* Request *
Lines containing the word "page" are to be located and copied.

* Task material *
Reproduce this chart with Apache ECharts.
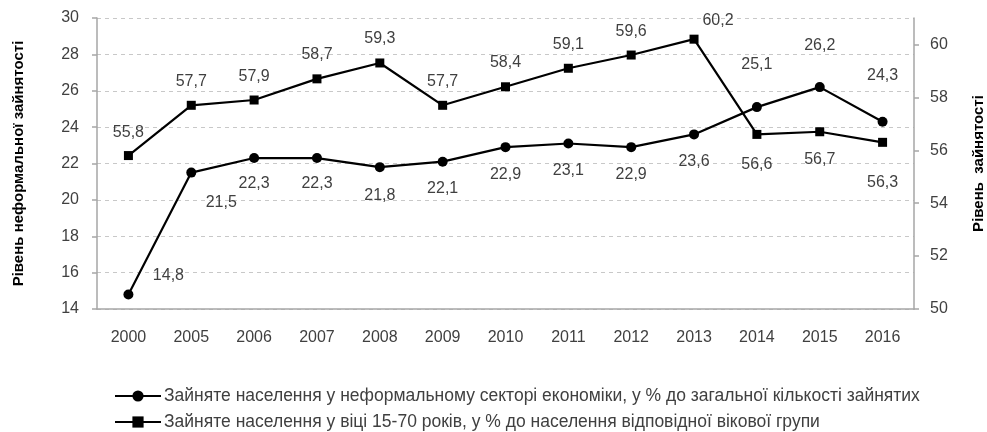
<!DOCTYPE html>
<html><head><meta charset="utf-8">
<script src="https://cdn.jsdelivr.net/npm/echarts@6/dist/echarts.min.js"></script>
<style>html,body{margin:0;padding:0;background:#fff}#c{width:987px;height:432px}</style>
</head><body><div id="c"></div>
<script>
const years = ['2000','2005','2006','2007','2008','2009','2010','2011','2012','2013','2014','2015','2016'];
const informal = [14.8, 21.5, 22.3, 22.3, 21.8, 22.1, 22.9, 23.1, 22.9, 23.6, 25.1, 26.2, 24.3];
const employment = [55.8, 57.7, 57.9, 58.7, 59.3, 57.7, 58.4, 59.1, 59.6, 60.2, 56.6, 56.7, 56.3];
const leftTicks = [14,16,18,20,22,24,26,28,30];
const rightTicks = [50,52,54,56,58,60];
const nameInformal = 'Зайняте населення у неформальному секторі економіки, у % до загальної кількості зайнятих';
const nameEmployment = 'Зайняте населення у віці 15-70 років, у % до населення відповідної вікової групи';

const offInformal = [[40,-19],[30,30],[0,26],[0,26],[0,28],[0,27],[0,27],[0,27],[0,27],[0,27],[0,-43],[0,-42],[0,-46]];
const offEmployment = [[0,-23],[0,-24],[0,-23],[0,-24],[0,-24],[0,-24],[0,-24],[0,-24],[0,-23],[24,-19],[0,30],[0,28],[0,40]];

const FONT = 'Liberation Sans, Arial, sans-serif';
const fmt = v => String(v).replace('.', ',');
function build(vals, offs){
  return vals.map((v,i)=>({value:v, label:{offset:offs[i]}}));
}
const legendBase = {
  left:109, itemWidth:46, itemHeight:14, itemGap:6, padding:[5,5,5,5],
  textStyle:{fontFamily:FONT, fontSize:17.5, color:'#404040', padding:[0,0,0,-2]}
};
const chart = echarts.init(document.getElementById('c'), null, {renderer:'canvas'});
chart.setOption({
  animation:false,
  backgroundColor:'#fff',
  textStyle:{fontFamily:FONT},
  grid:{left:97, right:73, top:18, bottom:123, containLabel:false, outerBoundsMode:'none'},
  legend:[
    Object.assign({}, legendBase, {top:382, data:[nameInformal]}),
    Object.assign({}, legendBase, {top:408, data:[nameEmployment]})
  ],
  xAxis:{
    type:'category', data:years, boundaryGap:true,
    axisLine:{lineStyle:{color:'#a6a6a6', width:1.5}},
    axisTick:{length:5, lineStyle:{color:'#a6a6a6', width:1.5}},
    axisLabel:{color:'#404040', fontSize:16, margin:21, fontFamily:FONT}
  },
  yAxis:[{
    type:'value', min:14, max:30, interval:2, position:'left',
    name:'Рівень неформальної зайнятості', nameLocation:'middle', nameGap:71, nameRotate:90,
    nameTextStyle:{fontWeight:'bold', fontSize:15, color:'#000', fontFamily:FONT},
    axisLine:{show:true, lineStyle:{color:'#a6a6a6', width:1.5}},
    axisTick:{show:true, length:5, lineStyle:{color:'#a6a6a6', width:1.5}},
    axisLabel:{color:'#404040', fontSize:16, margin:18, fontFamily:FONT},
    splitLine:{show:true, lineStyle:{color:'#c8c8c8', type:[4,4], width:1}}
  },{
    type:'value', min:50, max:61, position:'right',
    name:'Рівень  зайнятості', nameLocation:'middle', nameGap:57, nameRotate:90,
    nameTextStyle:{fontWeight:'bold', fontSize:15, color:'#000', fontFamily:FONT},
    axisLine:{show:true, lineStyle:{color:'#a6a6a6', width:1.5}},
    axisTick:{show:true, length:5, customValues:rightTicks, lineStyle:{color:'#a6a6a6', width:1.5}},
    axisLabel:{color:'#404040', fontSize:16, margin:16, customValues:rightTicks, fontFamily:FONT},
    splitLine:{show:false}
  }],
  series:[{
    name:nameInformal, type:'line', yAxisIndex:0,
    data:build(informal, offInformal),
    symbol:'circle', symbolSize:10,
    lineStyle:{color:'#000', width:2.2}, itemStyle:{color:'#000'},
    label:{show:true, position:'inside', color:'#404040', fontSize:16, fontFamily:FONT, formatter:p=>fmt(p.value)}
  },{
    name:nameEmployment, type:'line', yAxisIndex:1,
    data:build(employment, offEmployment),
    symbol:'rect', symbolSize:9,
    lineStyle:{color:'#000', width:2.2}, itemStyle:{color:'#000'},
    label:{show:true, position:'inside', color:'#404040', fontSize:16, fontFamily:FONT, formatter:p=>fmt(p.value)}
  }]
});
</script></body></html>
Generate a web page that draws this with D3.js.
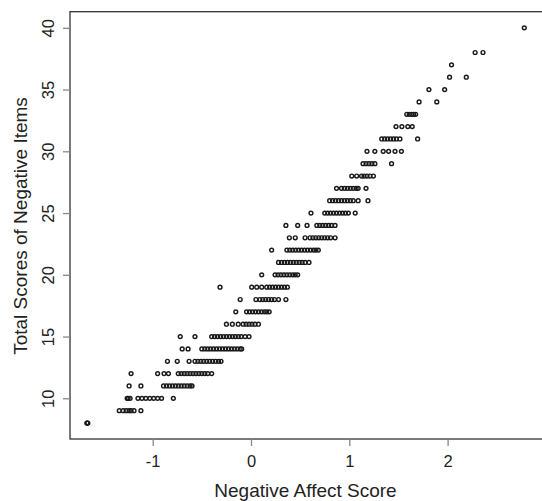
<!DOCTYPE html>
<html><head><meta charset="utf-8">
<script src="https://cdn.jsdelivr.net/npm/d3@7"></script>
<style>body{margin:0;background:#fff}svg{display:block}text{font-family:"Liberation Sans",Arial,sans-serif;fill:#222}</style>
</head><body>
<svg id="c" width="542" height="501"></svg>
<script>
// Negative Affect Score (x) values, grouped by Total Score (y)
const rows = [
  [8,  [-1.67,-1.665,-1.66]],
  [9,  [-1.34,-1.30,-1.27,-1.24,-1.22,-1.19,-1.12]],
  [10, [-1.26,-1.25,-1.23,-1.15,-1.11,-1.07,-1.03,-0.99,-0.95,-0.91,-0.79]],
  [11, [-1.24,-1.12,-0.89,-0.86,-0.83,-0.80,-0.77,-0.74,-0.71,-0.68,-0.65,-0.62,-0.60]],
  [12, [-1.22,-0.95,-0.885,-0.84,-0.74,-0.71,-0.68,-0.65,-0.62,-0.59,-0.56,-0.53,-0.50,-0.47,-0.44,-0.40]],
  [13, [-0.85,-0.75,-0.63,-0.57,-0.54,-0.51,-0.48,-0.45,-0.42,-0.39,-0.36,-0.33,-0.305]],
  [14, [-0.70,-0.64,-0.50,-0.47,-0.44,-0.41,-0.38,-0.35,-0.32,-0.29,-0.26,-0.23,-0.20,-0.17,-0.14,-0.11,-0.095]],
  [15, [-0.72,-0.57,-0.40,-0.37,-0.34,-0.31,-0.28,-0.25,-0.22,-0.19,-0.16,-0.13,-0.10,-0.06,-0.02]],
  [16, [-0.25,-0.19,-0.13,-0.08,-0.05,-0.02,0.01,0.04,0.075]],
  [17, [-0.155,-0.045,-0.015,0.015,0.045,0.075,0.105,0.135,0.16,0.185]],
  [18, [-0.11,0.05,0.09,0.12,0.15,0.18,0.21,0.24,0.28,0.355]],
  [19, [-0.315,0.007,0.058,0.109,0.16,0.19,0.22,0.25,0.28,0.31,0.34,0.37]],
  [20, [0.109,0.245,0.275,0.305,0.335,0.365,0.395,0.425,0.45,0.475]],
  [21, [0.28,0.31,0.34,0.37,0.40,0.43,0.46,0.49,0.52,0.55,0.59]],
  [22, [0.21,0.365,0.395,0.425,0.455,0.485,0.515,0.545,0.575,0.605,0.635,0.66,0.685]],
  [23, [0.39,0.45,0.55,0.60,0.63,0.66,0.69,0.72,0.75,0.78,0.81,0.855]],
  [24, [0.355,0.475,0.57,0.67,0.70,0.73,0.76,0.79,0.82,0.855]],
  [25, [0.61,0.75,0.78,0.81,0.84,0.87,0.90,0.93,0.96,0.99,1.06]],
  [26, [0.80,0.83,0.86,0.89,0.92,0.95,0.98,1.01,1.04,1.09,1.19]],
  [27, [0.87,0.92,0.95,0.98,1.01,1.04,1.07,1.09,1.17]],
  [28, [1.025,1.075,1.125,1.15,1.18,1.21,1.245]],
  [29, [1.14,1.17,1.20,1.23,1.26,1.43]],
  [30, [1.18,1.26,1.345,1.40,1.465,1.53]],
  [31, [1.33,1.36,1.39,1.42,1.45,1.48,1.515,1.695]],
  [32, [1.475,1.535,1.595,1.64]],
  [33, [1.585,1.61,1.635,1.655,1.675]],
  [34, [1.71,1.89]],
  [35, [1.81,1.97]],
  [36, [2.02,2.19]],
  [37, [2.04]],
  [38, [2.28,2.36]],
  [40, [2.78]]
];
const xTicks = [-1,0,1,2];
const yTicks = [10,15,20,25,30,35,40];
const xTitle = "Negative Affect Score";
const yTitle = "Total Scores of Negative Items";

const points = [];
rows.forEach(([yv, xs]) => xs.forEach(xv => points.push({x:xv, y:yv})));

const svg = d3.select("#c");
const x = d3.scaleLinear().domain([-1,2]).range([152.7,447.6]);
const y = d3.scaleLinear().domain([10,40]).range([398.3,27.8]);
const pL = 70, pR = 545, pT = 11.7, pB = 439;
const FONT = "'Liberation Sans',Arial,sans-serif";

svg.append("rect").attr("x",pL).attr("y",pT).attr("width",pR-pL).attr("height",pB-pT)
  .attr("fill","none").attr("stroke","#333").attr("stroke-width",1.3);

const xa = svg.append("g").attr("transform",`translate(0,${pB})`)
  .call(d3.axisBottom(x).tickValues(xTicks).tickSize(7).tickPadding(5).tickFormat(d => String(d)));
xa.select(".domain").remove();
xa.selectAll("line").attr("stroke","#888").attr("stroke-width",1.3);
xa.selectAll("text").attr("font-size",16.5).attr("fill","#222").style("font-family",FONT).attr("dy","0.95em");

const ya = svg.append("g").attr("transform",`translate(${pL},0)`)
  .call(d3.axisLeft(y).tickValues(yTicks).tickSize(7).tickFormat(d => String(d)));
ya.select(".domain").remove();
ya.selectAll("line").attr("stroke","#888").attr("stroke-width",1.3);
ya.selectAll("text").remove();
ya.selectAll(".tick").append("text")
  .attr("transform","translate(-16,0) rotate(-90)")
  .attr("text-anchor","middle").attr("dy","0")
  .attr("font-size",16.5).attr("fill","#222").style("font-family",FONT)
  .text(d => String(d));

svg.append("g").selectAll("circle").data(points).join("circle")
  .attr("cx", d => x(d.x)).attr("cy", d => y(d.y)).attr("r",1.9)
  .attr("fill","none").attr("stroke","#1a1a1a").attr("stroke-width",1.45);

svg.append("text").attr("x",305.5).attr("y",496.5).attr("text-anchor","middle")
  .attr("font-size",19).style("font-family",FONT).text(xTitle);
svg.append("text").attr("transform","translate(26.5,226) rotate(-90)").attr("text-anchor","middle")
  .attr("font-size",19).style("font-family",FONT).text(yTitle);
</script>
</body></html>
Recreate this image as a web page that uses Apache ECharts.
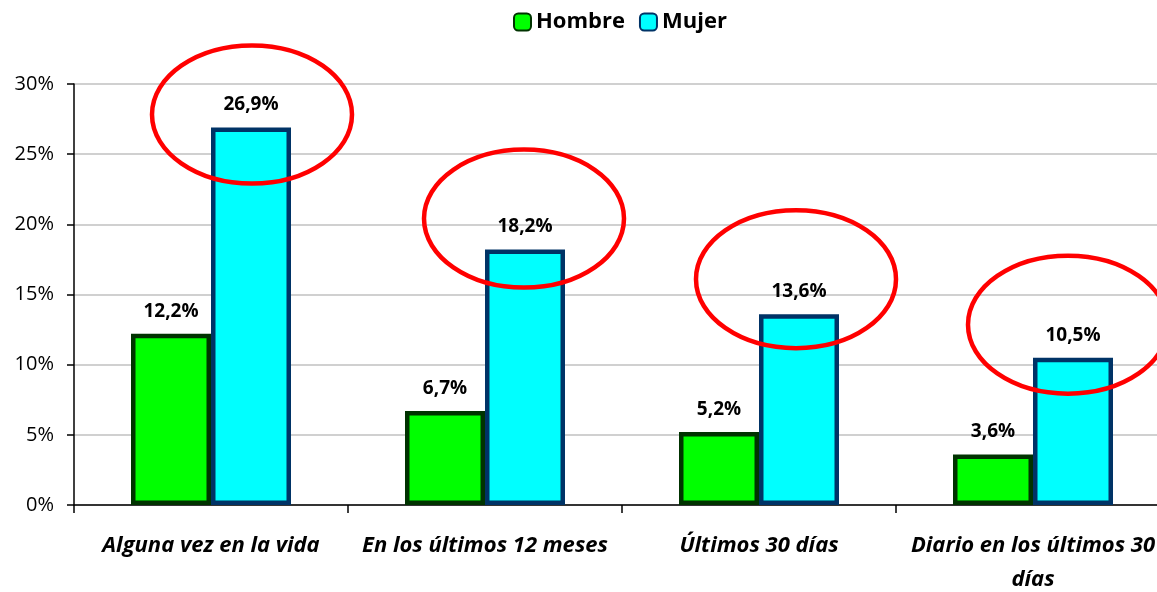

* The reply *
Generate a web page that draws this with D3.js.
Recreate this image as a web page that uses Apache ECharts.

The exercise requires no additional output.